== Data records

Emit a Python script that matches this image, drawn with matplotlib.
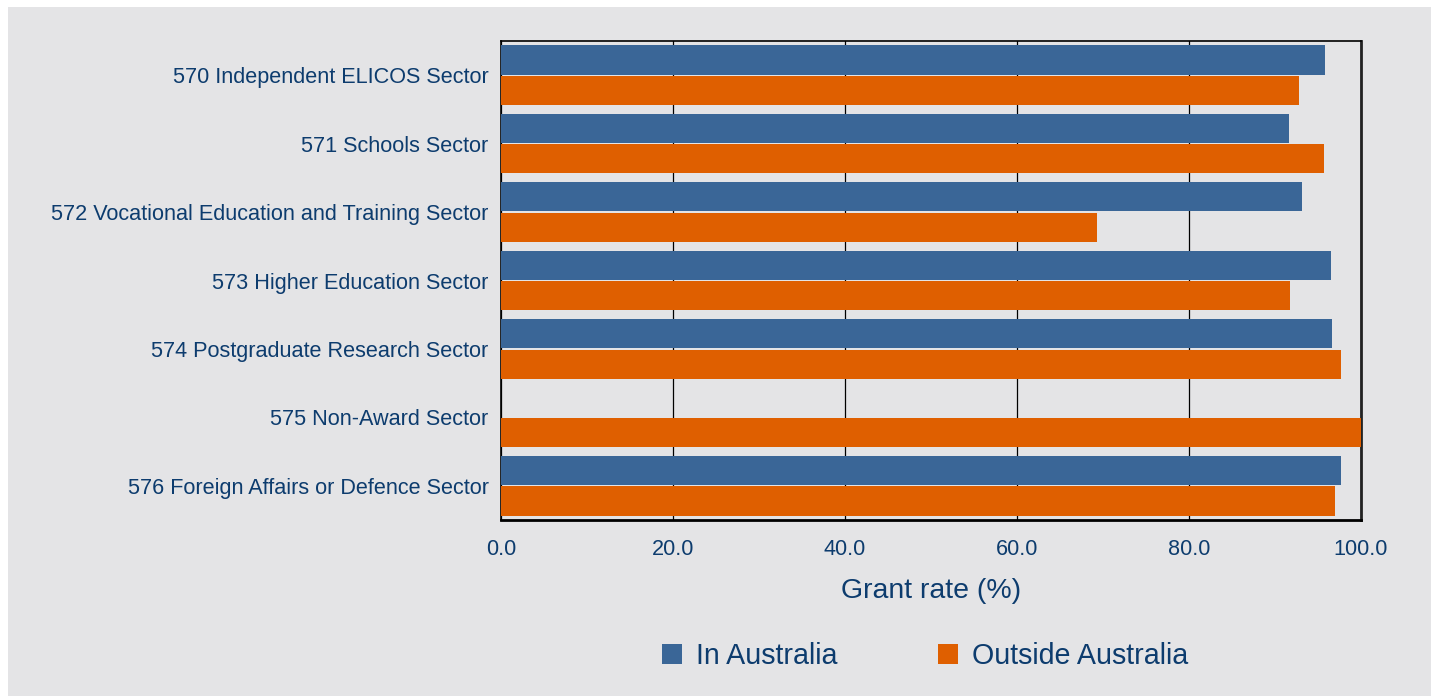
import matplotlib
matplotlib.use("Agg")
import matplotlib.pyplot as plt
import numpy as np
from matplotlib.patches import Rectangle

categories = [
    "570 Independent ELICOS Sector",
    "571 Schools Sector",
    "572 Vocational Education and Training Sector",
    "573 Higher Education Sector",
    "574 Postgraduate Research Sector",
    "575 Non-Award Sector",
    "576 Foreign Affairs or Defence Sector",
]
in_australia = [95.8, 91.6, 93.1, 96.5, 96.6, 0.0, 97.7]
outside_australia = [92.8, 95.7, 69.3, 91.7, 97.7, 100.0, 97.0]
xticks = [0, 20, 40, 60, 80, 100]
series_names = ["In Australia", "Outside Australia"]

BLUE = "#3a6697"
ORANGE = "#df5f00"
BG = "#e4e4e6"
TXT = "#0d3c6e"

plt.rcParams['font.family'] = ['Liberation Sans', 'DejaVu Sans']

W, H = 1431, 696
fig = plt.figure(figsize=(W / 100, H / 100), dpi=100)
fig.patch.set_facecolor("white")
fig.patches.append(Rectangle((8 / W, 0), 1 - 8 / W, 1 - 7 / H, transform=fig.transFigure,
                             facecolor=BG, edgecolor="none", zorder=-10))

ax = fig.add_axes([501 / W, 1 - 520 / H, (1361 - 501) / W, (520 - 41) / H])
ax.set_facecolor(BG)

y = np.arange(len(categories))
h = 0.425
gap = 0.02
ax.barh(y - h / 2 - gap / 2, in_australia, height=h, color=BLUE, label=series_names[0], zorder=3)
ax.barh(y + h / 2 + gap / 2, outside_australia, height=h, color=ORANGE, label=series_names[1], zorder=3)

ax.set_ylim(6.5, -0.5)
ax.set_xlim(0, 100)
ax.set_xticks(xticks)
ax.set_xticklabels([f"{v:.1f}" for v in xticks])
ax.set_yticks(y)
ax.set_yticklabels(categories)
ax.tick_params(axis='y', length=0, pad=9, labelsize=15.6, labelcolor=TXT)
ax.tick_params(axis='x', length=0, pad=14, labelsize=15.6, labelcolor=TXT)
ax.xaxis.grid(True, color="black", linewidth=0.9, zorder=1)
ax.set_axisbelow(True)
for s in ["left", "bottom", "top"]:
    ax.spines[s].set_color("black")
    ax.spines[s].set_linewidth(1.2)
ax.spines["right"].set_color("#222222")
ax.spines["right"].set_linewidth(2.0)
ax.spines["bottom"].set_linewidth(2.0)

ax.set_xlabel("Grant rate (%)", fontsize=20.5, color=TXT, labelpad=13)

leg = fig.legend(loc="center", bbox_to_anchor=(925 / W, 1 - 656 / H), ncol=2,
                 frameon=False, fontsize=20.6, labelcolor=TXT, handlelength=0.7,
                 handleheight=0.7, handletextpad=0.49, columnspacing=3.5)

fig.savefig("out.png", dpi=100, facecolor=fig.get_facecolor())
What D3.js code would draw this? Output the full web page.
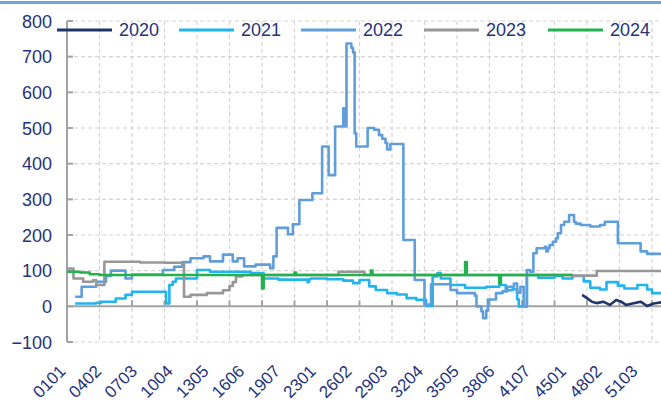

====

Aim of the exercise
Skip the images and write out the rest of the listing exactly.

Result of the exercise
Emit a Python script that matches this image, drawn with matplotlib.
import matplotlib
matplotlib.use("Agg")
import matplotlib.pyplot as plt
import numpy as np
from matplotlib.patches import Rectangle

categories = [
    "570 Independent ELICOS Sector",
    "571 Schools Sector",
    "572 Vocational Education and Training Sector",
    "573 Higher Education Sector",
    "574 Postgraduate Research Sector",
    "575 Non-Award Sector",
    "576 Foreign Affairs or Defence Sector",
]
in_australia = [95.8, 91.6, 93.1, 96.5, 96.6, 0.0, 97.7]
outside_australia = [92.8, 95.7, 69.3, 91.7, 97.7, 100.0, 97.0]
xticks = [0, 20, 40, 60, 80, 100]
series_names = ["In Australia", "Outside Australia"]

BLUE = "#3a6697"
ORANGE = "#df5f00"
BG = "#e4e4e6"
TXT = "#0d3c6e"

plt.rcParams['font.family'] = ['Liberation Sans', 'DejaVu Sans']

W, H = 1431, 696
fig = plt.figure(figsize=(W / 100, H / 100), dpi=100)
fig.patch.set_facecolor("white")
fig.patches.append(Rectangle((8 / W, 0), 1 - 8 / W, 1 - 7 / H, transform=fig.transFigure,
                             facecolor=BG, edgecolor="none", zorder=-10))

ax = fig.add_axes([501 / W, 1 - 520 / H, (1361 - 501) / W, (520 - 41) / H])
ax.set_facecolor(BG)

y = np.arange(len(categories))
h = 0.425
gap = 0.02
ax.barh(y - h / 2 - gap / 2, in_australia, height=h, color=BLUE, label=series_names[0], zorder=3)
ax.barh(y + h / 2 + gap / 2, outside_australia, height=h, color=ORANGE, label=series_names[1], zorder=3)

ax.set_ylim(6.5, -0.5)
ax.set_xlim(0, 100)
ax.set_xticks(xticks)
ax.set_xticklabels([f"{v:.1f}" for v in xticks])
ax.set_yticks(y)
ax.set_yticklabels(categories)
ax.tick_params(axis='y', length=0, pad=9, labelsize=15.6, labelcolor=TXT)
ax.tick_params(axis='x', length=0, pad=14, labelsize=15.6, labelcolor=TXT)
ax.xaxis.grid(True, color="black", linewidth=0.9, zorder=1)
ax.set_axisbelow(True)
for s in ["left", "bottom", "top"]:
    ax.spines[s].set_color("black")
    ax.spines[s].set_linewidth(1.2)
ax.spines["right"].set_color("#222222")
ax.spines["right"].set_linewidth(2.0)
ax.spines["bottom"].set_linewidth(2.0)

ax.set_xlabel("Grant rate (%)", fontsize=20.5, color=TXT, labelpad=13)

leg = fig.legend(loc="center", bbox_to_anchor=(925 / W, 1 - 656 / H), ncol=2,
                 frameon=False, fontsize=20.6, labelcolor=TXT, handlelength=0.7,
                 handleheight=0.7, handletextpad=0.49, columnspacing=3.5)

fig.savefig("out.png", dpi=100, facecolor=fig.get_facecolor())
What D3.js code would draw this? Output the full web page.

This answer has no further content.